# Uncle Ken points and shoots



## uncle ken (Feb 3, 2007)

After many long months I finally have my 540i/6 back on the road. Out today running in the motor. My camera is just a garden-variety Canon A700. Experimenting with changes to the white values and color saturation - had to keep it in the trunk as the a/c in the car condenses the internal lenses here in south Texas, where the dewpoint in summer is up to your t*ts.


----------



## Dave 330i (Jan 4, 2002)

what's wrong with you? Along with those pictures shouldn't you be driving a truck?


----------



## uncle ken (Feb 3, 2007)

Dave 330i said:


> what's wrong with you? Along with those pictures shouldn't you be driving a truck?


Ha! Is it OK if I only play country music? Much of that is taken along FM 390 which is a great day run from Washington, TX through Wm Penn, Independence, Gay Hill (!) to Burton, TX. Its the old La Bahia Road which they used to drive cattle from Goliad (La Bahia) to Louisiana. All nicely paved now with lots of twists and elevation changes and runs near Washington-On-The-Brazos State Park where the Declaration of Independence was signed in 1836. Not far from 290 next time you run up to Austin.










Like most rural roads in Texas much of it is posted 70, but there are some_ tight_ curves to practice heel & toe. Don't miss a shift or you will wind up in some field saying "hello" to Mr. and Mrs. Angus - not a good thing. For extra credits; tell me where that courthouse is.


----------



## Dave 330i (Jan 4, 2002)

I like to drive on 149 through Montgomery area then up to Huntsville area. The roads are a little smoother. It's also closer to Houston.


----------



## uncle ken (Feb 3, 2007)

149 is certainly popular, and the cops know it. 390 is in excellent shape. Most of the rural TX highways are. Where I have a problem with bad surfaces is inside the Loop, including that notorious stretch of moonscape known as Kirby Drive which is true pavement herpes.
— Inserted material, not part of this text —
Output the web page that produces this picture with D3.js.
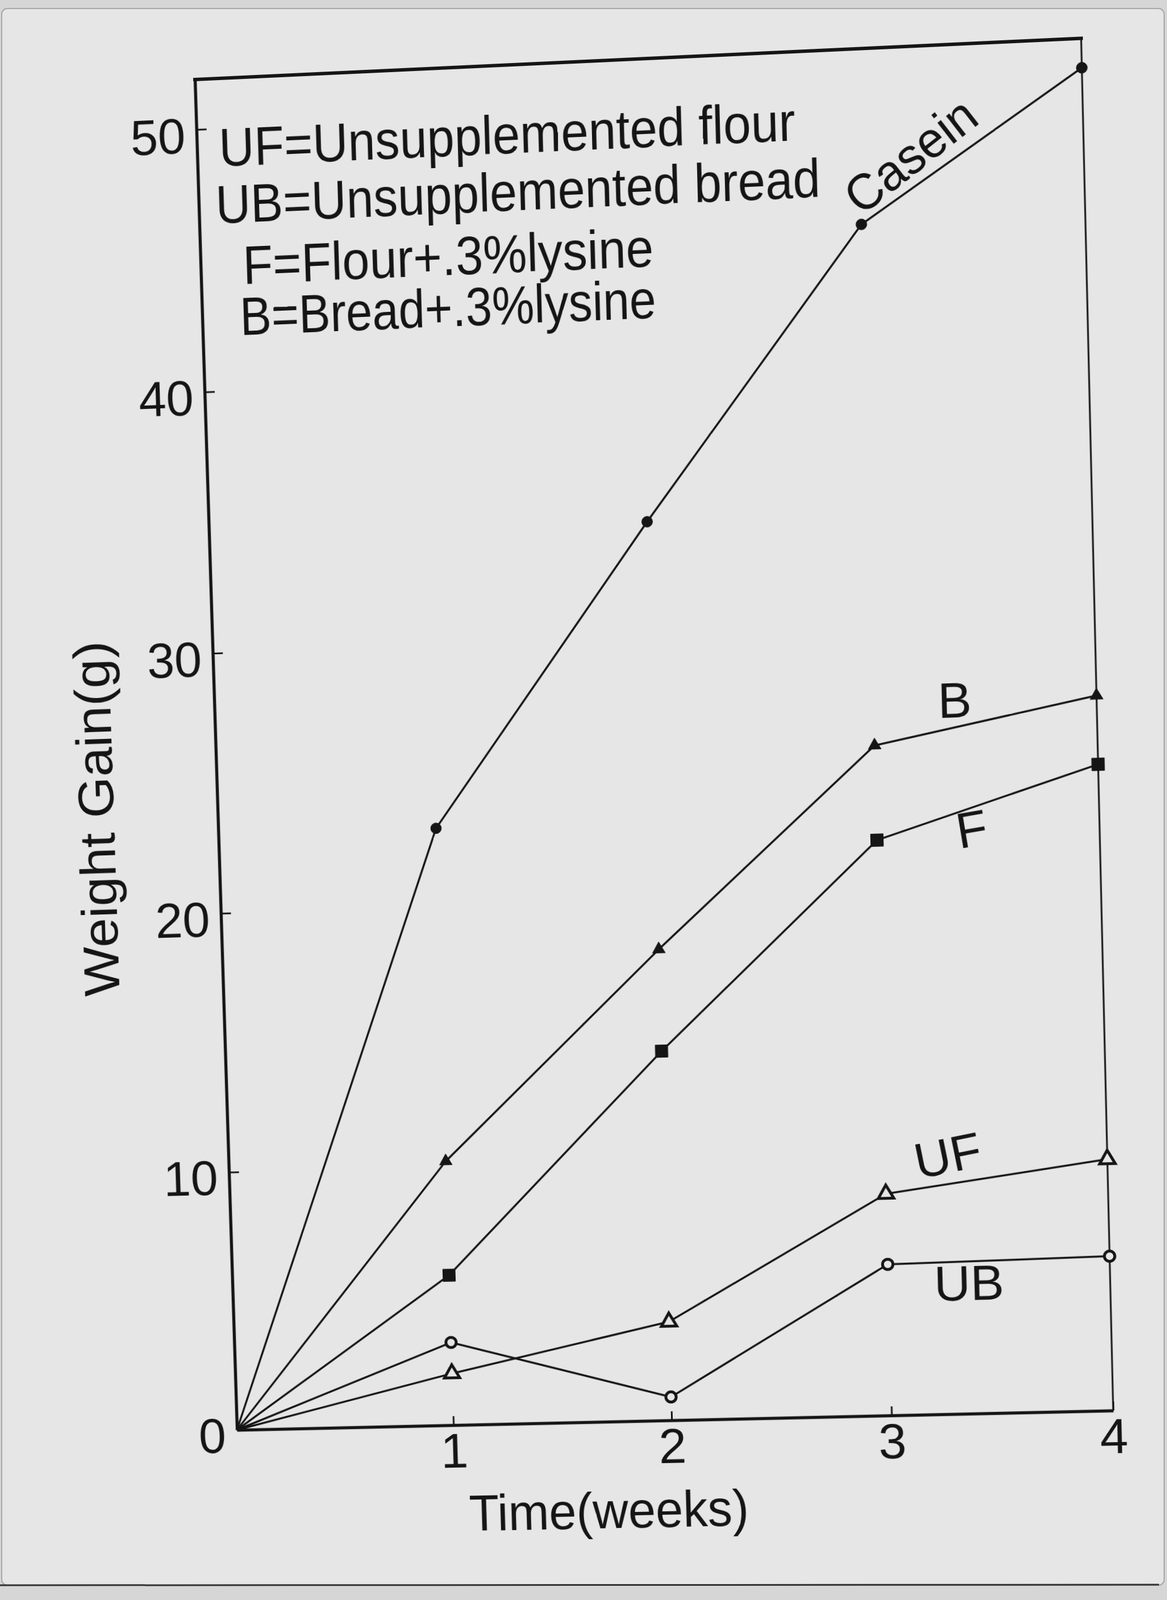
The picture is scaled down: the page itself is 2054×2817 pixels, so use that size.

> It's also closer to Houston.


Well, different strokes I guess. Driven my 540 to Las Vegas, CA and even Vancouver BC. I used to have a Ferrari GTB which I took out to Huntingdon Beach CA with one of my boys, going over old Route 66 through Oatman AZ at sunrise. You live for days like that. What cars are for imho.










Living here near Greenway Plaza I see all the Astons, 'S' class Mercedes and other great road cars that never make it past the local watering spots. If you want a free car show check out the parking lot of Smith & Wollensky in Highland Park Village some Friday night. But that's OK, someday they will all be CPO (rubbing hands together).


----------



## PropellerHead (Jan 3, 2002)

Dave 330i said:


> I like to drive on 149 through Montgomery area then up to Huntsville area. The roads are a little smoother. It's also closer to Houston.


I worked in Huntsville for a year one week. One of the most odd situations I've ever been a part of.


----------



## uncle ken (Feb 3, 2007)

PropellerHead said:


> I worked in Huntsville for a year one week. One of the most odd situations I've ever been a part of.


You mean _Huntsville_ or just Huntsville? Don't leave us hangin'...


----------



## Dave 330i (Jan 4, 2002)

uncle ken, your desert scene reminded me of the fester's trip to Death Valley, Oct 5, 2002 for some speed runs. That's not my jet black 330i. I had a previous engagement, but I met up with them at Denny's for early morning breakfast as I was the one who took the group pic in the parking lot. A few still post here. Emission, Stuka, Kaz, paddle.shift, Plaz, others maybe in hiding.


----------



## uncle ken (Feb 3, 2007)

looks like too much fun to me!

here's the last car show I attended....with one of the nephews. I'm the more seasoned one!


----------



## Dave 330i (Jan 4, 2002)

Dave 330i said:


> uncle ken, your desert scene reminded me of the fester's trip to Death Valley, *Oct 5, 2002 *for some speed runs. That's not my jet black 330i. I had a previous engagement, but I met up with them at Denny's for early morning breakfast as I was the one who took the group pic in the parking lot. A few still post here. Emission, Stuka, Kaz, paddle.shift, Plaz, others maybe in hiding.


For the record, it was Sep 28, 2002.


----------



## PropellerHead (Jan 3, 2002)

uncle ken said:


> You mean _Huntsville_ or just Huntsville? Don't leave us hangin'...


Just Huntsville. At the local auto parts store. That was one of my favorite jobs. But the- ahem- "family owned" business was one serious cluster.


----------